Listening to Kings of Leon’s sophomore offering is admittedly far more satisfying when you drop all the Skynyrd and Creedence expectations and simply let yourself hear the songs for what they are. Despite these brothers’ suspicious fashion statements, there’s something about Caleb Followill’s junkyard growl and Matthew Followill’s grit-jangle licks that suggest depths beyond the obvious influences. In that respect Aha Shake Heartbreak sounds like a promising step forward, particularly in the way producer Ethan Johns offers squiggles of texture (a deft keyboard here, a sweetened guitar there) that nudge the Followill boys ever so slightly out of the garage. Make no mistake, the menu still serves up plenty of ’60s and ’70s Southern rockisms, but hints abound that the compositional range of the Kings extends well beyond the swamps.
At the end of the day, what keeps Aha Shake Heartbreak from being a really great album is that it’s a vicious tease from start to finish. In song after song there are moments where it sounds like the band is weaving its way into a fantastic instrumental jam section, only to have the new idea abruptly cut short by the track’s end or an obligatory return to the next verse. It’s almost as if the entire disc was meticulously edited for some 3-minute AM radio world that no longer exists.

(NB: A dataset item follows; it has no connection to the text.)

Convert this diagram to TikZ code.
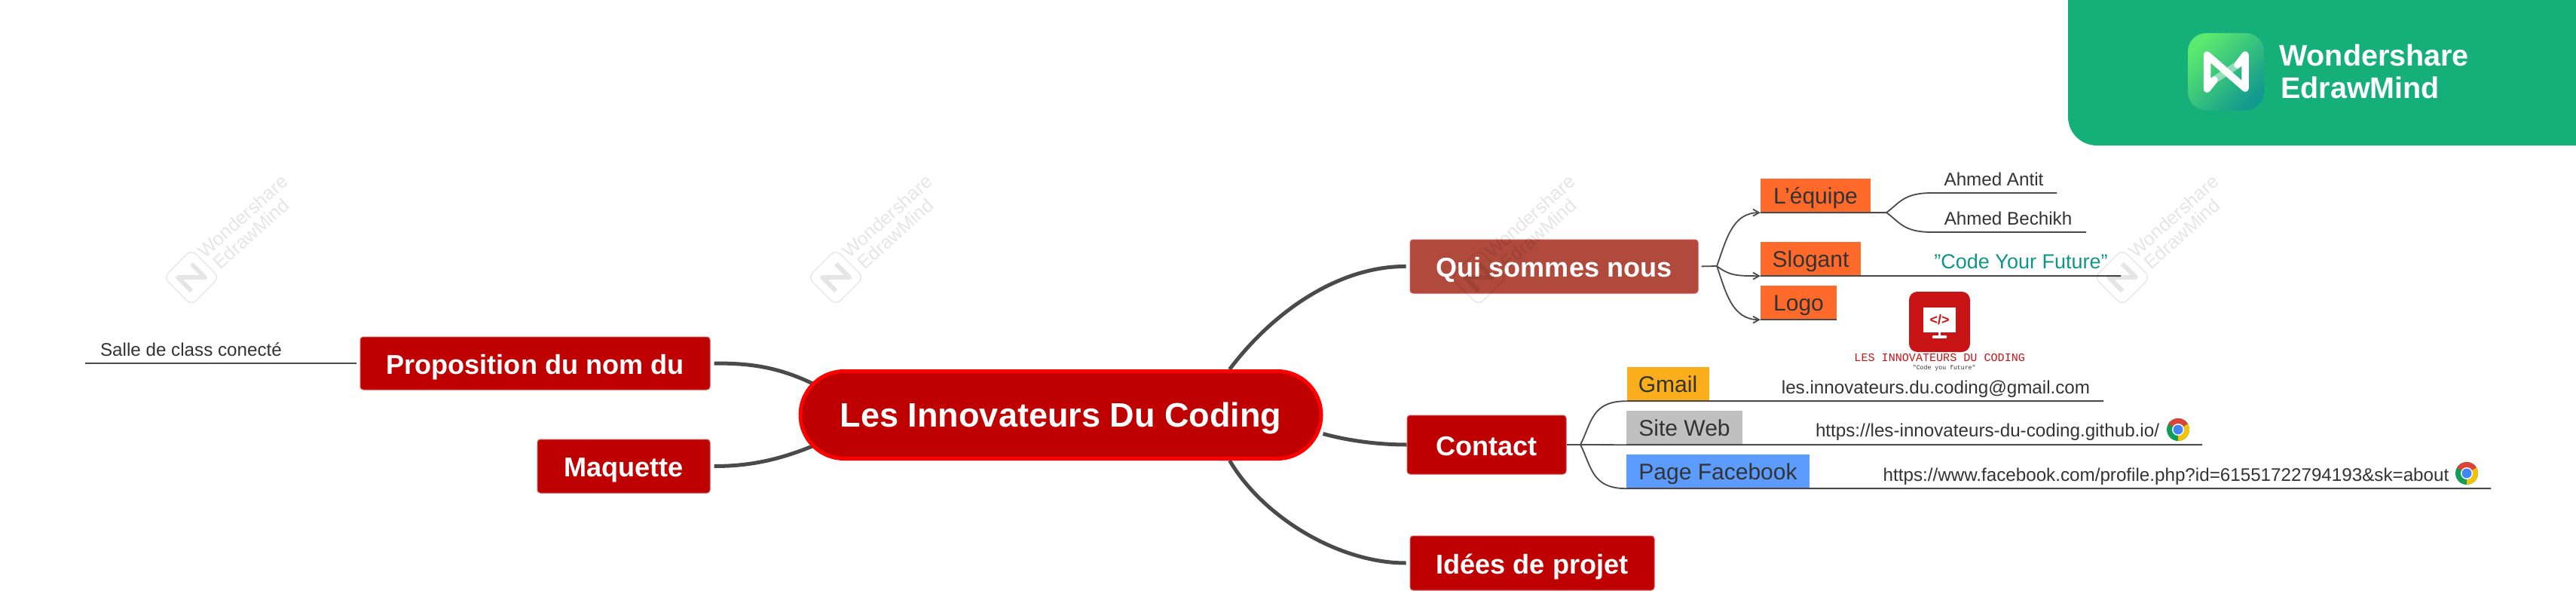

The closest the band comes to catching fire is the clever ending of cynical one-night-stand tune “Slow Night, So Long,” but even then you’re left holding on for some dynamic bass-and-drum interplay or a solo or scat or something other than the next track, only to have it duly wind you up again just enough to leave you flat when it refuses to cut loose into exploration. Either the Kings of Leon are afraid of exposing the limits of their instrumental prowess, some A&R guy refused to let Heartbreak resemble a jamband album due to marketing considerations, or Ethan Johns forgot what decade we were in and mistakenly assumed he only had a tenth-inch of real estate left on the 45.
Quite a shame, really—Aha Shake Heartbreak contains thirteen songs stood up on the launch pad, just waiting to blast off if anyone deigned to allow these Welcome Back, Kotter refugees a slightly longer leash. Count this one a missed opportunity and an exercise in the difference between being numbly tided-over and truly satisfied.